Worse than that, the oven temperature controls are touchy. If you want to cook at one of the oven's pre-programmed temperatures, no problem. Pies and pastry cook at 220ºC, covered dishes at 190º, and the standard convection program sets the temperature at 200º. But if you want to cook pizza, say, or anything else at a very high temperature, you have to be careful. You can set the higher temperature — the controls are electronic — but then if you open and re-close the oven door or otherwise jiggle the stove, the temperture reverts to the lower temperature. That's a problem.
We paid a thousand euros for the Scholtès stove in 2003. For that price, it's been a disappointment. By trading it in, we get a good discount on the new stove, which will end up costing us about 500 euros. Considering the amount of cooking we do over the course of a year, we think it will be a good investment. It would be easy to spend 500 euros in restaurants over the course of a month, and we don't do that.
So yesterday we went to the store and bought a new stove (in French, une cuisinière). It's a cuisinière mixte made by Brandt, and mixte or "mixed" means it has three gas burners and one electric one on top of an electric oven. It will be delivered next Thursday.
One of the gas burners on the cooktop is rated at 3500W, which will be a lot hotter than anything we have now. There are two other gas burners, and then an electric burner rated 2000W. The oven is also electric, with electronic controls. We are hoping for the best with that.
We realized yesterday, at the proverbial last minute, that oven width was a big issue. We had picked out and were ready to go buy a "mixed" stove made by Electrolux, a Swedish company that has bought out two French appliance manufacturers called Arthur Martin and Faure. The oven on that stove was 41 cm wide. But it also had a 4000W gas burner that we really wanted.

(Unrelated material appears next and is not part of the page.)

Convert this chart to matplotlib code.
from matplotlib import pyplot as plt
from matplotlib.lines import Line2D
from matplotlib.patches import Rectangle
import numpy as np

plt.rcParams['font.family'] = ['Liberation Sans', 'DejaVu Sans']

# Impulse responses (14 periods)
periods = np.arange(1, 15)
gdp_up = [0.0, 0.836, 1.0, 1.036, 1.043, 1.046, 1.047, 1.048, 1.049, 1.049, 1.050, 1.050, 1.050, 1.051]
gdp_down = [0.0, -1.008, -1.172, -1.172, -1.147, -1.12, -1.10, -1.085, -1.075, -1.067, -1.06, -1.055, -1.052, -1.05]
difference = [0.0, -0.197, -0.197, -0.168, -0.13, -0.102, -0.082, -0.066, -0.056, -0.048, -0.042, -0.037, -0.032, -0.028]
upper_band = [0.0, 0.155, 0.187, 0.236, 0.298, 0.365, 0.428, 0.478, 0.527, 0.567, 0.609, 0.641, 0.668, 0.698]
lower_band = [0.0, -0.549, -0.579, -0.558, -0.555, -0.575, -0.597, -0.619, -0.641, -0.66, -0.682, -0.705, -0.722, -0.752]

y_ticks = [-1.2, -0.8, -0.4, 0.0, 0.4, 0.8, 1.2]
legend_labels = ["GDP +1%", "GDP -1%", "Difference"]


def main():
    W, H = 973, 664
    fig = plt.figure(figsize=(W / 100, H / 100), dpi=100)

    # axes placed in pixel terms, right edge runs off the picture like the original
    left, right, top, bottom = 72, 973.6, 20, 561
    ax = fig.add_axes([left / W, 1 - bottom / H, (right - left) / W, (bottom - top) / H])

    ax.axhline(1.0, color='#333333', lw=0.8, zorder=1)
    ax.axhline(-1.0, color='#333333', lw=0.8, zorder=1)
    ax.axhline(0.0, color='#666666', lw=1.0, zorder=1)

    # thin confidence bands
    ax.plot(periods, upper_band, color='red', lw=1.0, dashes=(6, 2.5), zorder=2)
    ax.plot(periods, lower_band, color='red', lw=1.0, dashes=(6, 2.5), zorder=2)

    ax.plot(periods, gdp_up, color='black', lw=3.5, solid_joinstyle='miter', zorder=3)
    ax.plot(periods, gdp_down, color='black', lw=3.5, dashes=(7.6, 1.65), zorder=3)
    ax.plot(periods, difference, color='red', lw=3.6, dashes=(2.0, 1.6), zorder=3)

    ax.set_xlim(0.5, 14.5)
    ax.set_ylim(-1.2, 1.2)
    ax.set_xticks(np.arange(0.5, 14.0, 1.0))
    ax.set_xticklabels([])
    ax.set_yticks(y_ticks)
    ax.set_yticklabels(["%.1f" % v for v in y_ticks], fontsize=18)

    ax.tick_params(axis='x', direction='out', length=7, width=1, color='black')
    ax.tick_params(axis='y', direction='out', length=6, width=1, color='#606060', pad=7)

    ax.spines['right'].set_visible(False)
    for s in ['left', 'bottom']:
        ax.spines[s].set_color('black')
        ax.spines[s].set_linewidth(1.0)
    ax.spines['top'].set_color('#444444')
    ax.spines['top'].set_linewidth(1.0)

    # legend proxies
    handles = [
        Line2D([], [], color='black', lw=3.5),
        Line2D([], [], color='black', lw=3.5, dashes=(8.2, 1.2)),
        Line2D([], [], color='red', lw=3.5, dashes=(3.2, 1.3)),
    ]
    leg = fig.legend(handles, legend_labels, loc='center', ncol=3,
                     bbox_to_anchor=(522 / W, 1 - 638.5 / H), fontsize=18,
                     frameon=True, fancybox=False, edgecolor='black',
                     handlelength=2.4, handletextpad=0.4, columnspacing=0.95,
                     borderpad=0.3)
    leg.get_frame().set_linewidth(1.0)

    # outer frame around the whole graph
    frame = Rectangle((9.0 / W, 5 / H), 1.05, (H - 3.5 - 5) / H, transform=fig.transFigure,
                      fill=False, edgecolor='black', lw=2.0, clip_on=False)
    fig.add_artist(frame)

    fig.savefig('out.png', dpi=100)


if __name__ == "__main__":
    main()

Walt started measuring some of our favorite cooking dishes, and at least four of them are 42 cm wide. That meant we wouldn't be able to use them in the new oven. So we quickly shifted gears and found a Brandt stove with an oven width of 43 cm, which is the same width as our current oven. That's 17 inches. (I bet your American oven is a lot wider.)
So we are getting a slightly wider oven, but a slightly less powerful main burner. We will also have to run the stove on bottled gas — butane in our case. We can buy bottles of butane gas at the supermarket for 15 euros each.
A bottle of butane is supposed to give you about 60 hours of cooking time. We'll keep a spare down in the garage, at the ready. With an electric burner and an electric oven, we shouldn't go through them too fast, we hope. Our frying pans will work better, big pots of soup or water will heat up faster, and our cooking will surely improve. Everybody knows that gas is better than electricity for cooking.
The standard French kitchen appliances are 60 cm or 23½" wide overall. So they are pretty small compared to North American appliances. Kitchens are often much smaller too. But some really good food comes out of small spaces.